This table, from the OR (OR 3, Vol 2, 957) shows an aggregate strength of the Union Army as 664,163. This is quite a force. Compare with the number of regiments published a month earlier:


Now, lets consider the average strength of a volunteer infantry regiment (counting an independent company as 1/10th of a regiment). There are 816.7 Regiments with an aggregate PFD of 573,420 and an aggregate absent, sick or wounded of 107,109. That means the average Union regiment just before the Battle of Fredericksburg was 702 PFD and 131 absent, sick or wounded (833 aggregate present and absent).
Doing the same for the cavalry yields 89.7 regiments with 700 PFD and 133 absent, sick and wounded (833 aggregate present and absent). The artillery has 28 regiments (of 12 companies) with 958 PFD and 176 absent, sick or wounded (1,134 per regiment).
Now, have you ever read of 700 man regiments in the field? They're incredibly rare.

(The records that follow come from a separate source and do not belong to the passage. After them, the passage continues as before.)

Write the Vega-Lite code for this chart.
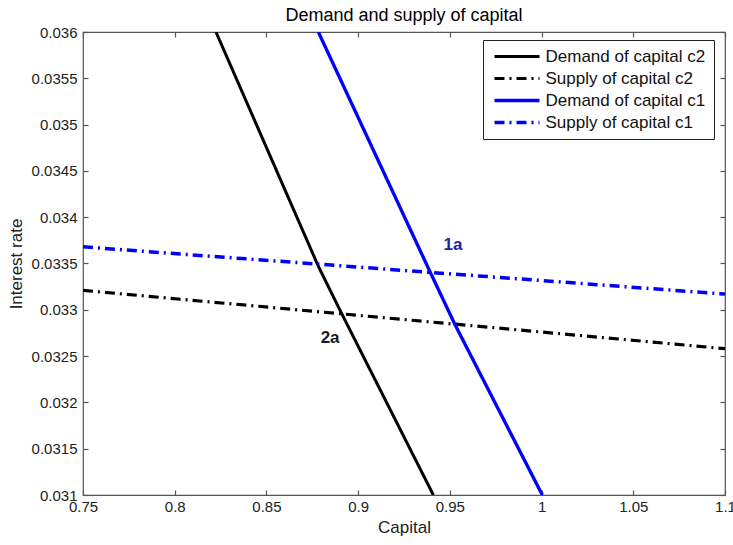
{
  "$schema": "https://vega.github.io/schema/vega-lite/v6.json",
  "width": 642,
  "height": 463,
  "autosize": {"type": "none"},
  "padding": {"left": 83, "top": 32, "right": 8, "bottom": 50},
  "background": "white",
  "title": {
    "text": "Demand and supply of capital",
    "font": "Liberation Sans",
    "fontSize": 18,
    "fontWeight": "normal",
    "color": "black",
    "anchor": "middle",
    "offset": 0
  },
  "config": {
    "font": "Liberation Sans",
    "view": {"stroke": "#555555", "strokeWidth": 1.2},
    "axis": {
      "domain": false,
      "grid": false,
      "tickColor": "#555555",
      "tickWidth": 1.2,
      "tickSize": -5,
      "labelFlush": false,
      "labelFont": "Liberation Sans",
      "labelFontSize": 15,
      "labelColor": "#222222",
      "titleFont": "Liberation Sans",
      "titleFontSize": 17,
      "titleFontWeight": "normal",
      "titleColor": "#222222"
    }
  },
  "datasets": {
    "curves": [
      {"series": "Demand of capital c2", "ord": 1, "capital": 0.8225, "rate": 0.036},
      {"series": "Demand of capital c2", "ord": 2, "capital": 0.8783, "rate": 0.03347},
      {"series": "Demand of capital c2", "ord": 3, "capital": 0.891, "rate": 0.03296},
      {"series": "Demand of capital c2", "ord": 4, "capital": 0.941, "rate": 0.031},
      {"series": "Supply of capital c2", "ord": 1, "capital": 0.75, "rate": 0.03321},
      {"series": "Supply of capital c2", "ord": 2, "capital": 1.1, "rate": 0.03258},
      {"series": "Demand of capital c1", "ord": 1, "capital": 0.8783, "rate": 0.036},
      {"series": "Demand of capital c1", "ord": 2, "capital": 0.9392, "rate": 0.03341},
      {"series": "Demand of capital c1", "ord": 3, "capital": 0.9528, "rate": 0.03284},
      {"series": "Demand of capital c1", "ord": 4, "capital": 1.0004, "rate": 0.031},
      {"series": "Supply of capital c1", "ord": 1, "capital": 0.75, "rate": 0.03368},
      {"series": "Supply of capital c1", "ord": 2, "capital": 1.1, "rate": 0.03317}
    ],
    "points": [
      {"label": "1a", "capital": 0.9517, "rate": 0.0337},
      {"label": "2a", "capital": 0.8847, "rate": 0.0327}
    ]
  },
  "encoding": {
    "x": {
      "field": "capital",
      "type": "quantitative",
      "scale": {"domain": [0.75, 1.1], "nice": false, "zero": false}
    },
    "y": {
      "field": "rate",
      "type": "quantitative",
      "scale": {"domain": [0.031, 0.036], "nice": false, "zero": false}
    }
  },
  "layer": [
    {
      "data": {"name": "curves"},
      "mark": {"type": "line", "clip": true, "strokeCap": "butt"},
      "encoding": {
        "x": {
          "field": "capital",
          "type": "quantitative",
          "axis": {
            "orient": "bottom",
            "title": "Capital",
            "values": [0.75, 0.8, 0.85, 0.9, 0.95, 1, 1.05, 1.1],
            "format": "~g",
            "labelPadding": 9,
            "titlePadding": 5
          }
        },
        "y": {
          "field": "rate",
          "type": "quantitative",
          "axis": {
            "orient": "left",
            "title": "Interest rate",
            "values": [0.031, 0.0315, 0.032, 0.0325, 0.033, 0.0335, 0.034, 0.0345, 0.035, 0.0355, 0.036],
            "format": "~g",
            "labelPadding": 11,
            "titlePadding": 6
          }
        },
        "order": {"field": "ord", "type": "quantitative"},
        "color": {
          "field": "series",
          "type": "nominal",
          "scale": {
            "domain": ["Demand of capital c2", "Supply of capital c2", "Demand of capital c1", "Supply of capital c1"],
            "range": ["#000000", "#000000", "#0000ff", "#0000ff"]
          },
          "legend": {
            "title": null,
            "orient": "none",
            "legendX": 400,
            "legendY": 8,
            "direction": "vertical",
            "symbolType": "M-4.5,0H4.5",
            "symbolSize": 100,
            "symbolOffset": 17.5,
            "symbolStrokeWidth": 3,
            "labelOffset": 20,
            "labelFont": "Liberation Sans",
            "labelFontSize": 17,
            "labelColor": "#111111",
            "labelLimit": 300,
            "rowPadding": 4,
            "padding": 8,
            "strokeColor": "#222222",
            "fillColor": "white"
          }
        },
        "strokeDash": {
          "field": "series",
          "type": "nominal",
          "scale": {
            "domain": ["Demand of capital c2", "Supply of capital c2", "Demand of capital c1", "Supply of capital c1"],
            "range": [[1, 0], [10, 5, 2, 5], [1, 0], [10, 5, 2, 5]]
          },
          "legend": null
        },
        "strokeWidth": {
          "field": "series",
          "type": "nominal",
          "scale": {
            "domain": ["Demand of capital c2", "Supply of capital c2", "Demand of capital c1", "Supply of capital c1"],
            "range": [3, 3.5, 3, 3.5]
          },
          "legend": null
        }
      }
    },
    {
      "data": {"name": "points"},
      "mark": {"type": "text", "font": "Liberation Sans", "fontSize": 17, "fontWeight": "bold", "align": "center", "baseline": "middle"},
      "encoding": {
        "x": {
          "field": "capital",
          "type": "quantitative",
          "axis": {"orient": "top", "title": null, "labels": false, "values": [0.75, 0.8, 0.85, 0.9, 0.95, 1, 1.05, 1.1]}
        },
        "y": {
          "field": "rate",
          "type": "quantitative",
          "axis": {"orient": "right", "title": null, "labels": false, "values": [0.031, 0.0315, 0.032, 0.0325, 0.033, 0.0335, 0.034, 0.0345, 0.035, 0.0355, 0.036]}
        },
        "text": {"field": "label"},
        "color": {
          "condition": {"test": "datum.label === '1a'", "value": "#22229a"},
          "value": "#1a1a1a"
        }
      }
    }
  ],
  "resolve": {"axis": {"x": "independent", "y": "independent"}}
}
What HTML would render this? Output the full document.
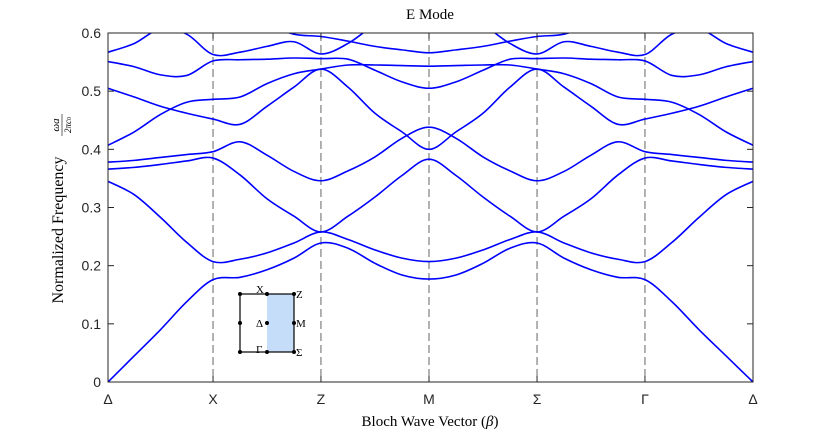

Burnside's Army of the Potomac at Fredericksburg has 265.5 infantry regiments (including a few regular units not in the volunteer count above), in round figures a third of the Union infantry. They also have 18.9 cavalry regiments and 70 companies of artillery. If they were "average" as above they'd have:
186,231 infantry PFD
13,230 cavalry PFD
5,588 artillery PFD
= 205,049 men PFD
In fact (using his 10th December 1862 return (ref))his three active "Grand Divisions" used in the count above only sum to 118,952 PFD and only 103,190 infantry PFDE (adding in the Vol engr bde it becomes 104,695). Using the latter figure the average infantry regiment in Burnside's army (accounting for ca. a third of the total infantry) is 394 (56% of the count above). The PFDE (all arms) of the three Grand Divisions is 114,612 and the aggregate present 138,927, or 17.5% of the aggregate present are not PFDE, this is the sick list (at ca. 1 in 6 is absolutely typical of an army in the field). The PFD or PFDE must be reduced by taking out the daily and special duty men to arrive at an effective combatant strength. We can estimate the Grand Divisions had 90,000 with the combat units and around 77,000 effective infantry (about 71,000 enlisted effectives, the normal CS measure). Thus the musket strength of an average infantry regiment in Burnside's army is now down to around 266 muskets.
If this was typical of the entire Union Army then not 220,000 muskets would be in the field. It is this thinking that has me doubting that the Union ever had 600,000 effectives in the field. I tend to regard Union strength as around 300,000, maybe 350,000 depending on exactly when we measure.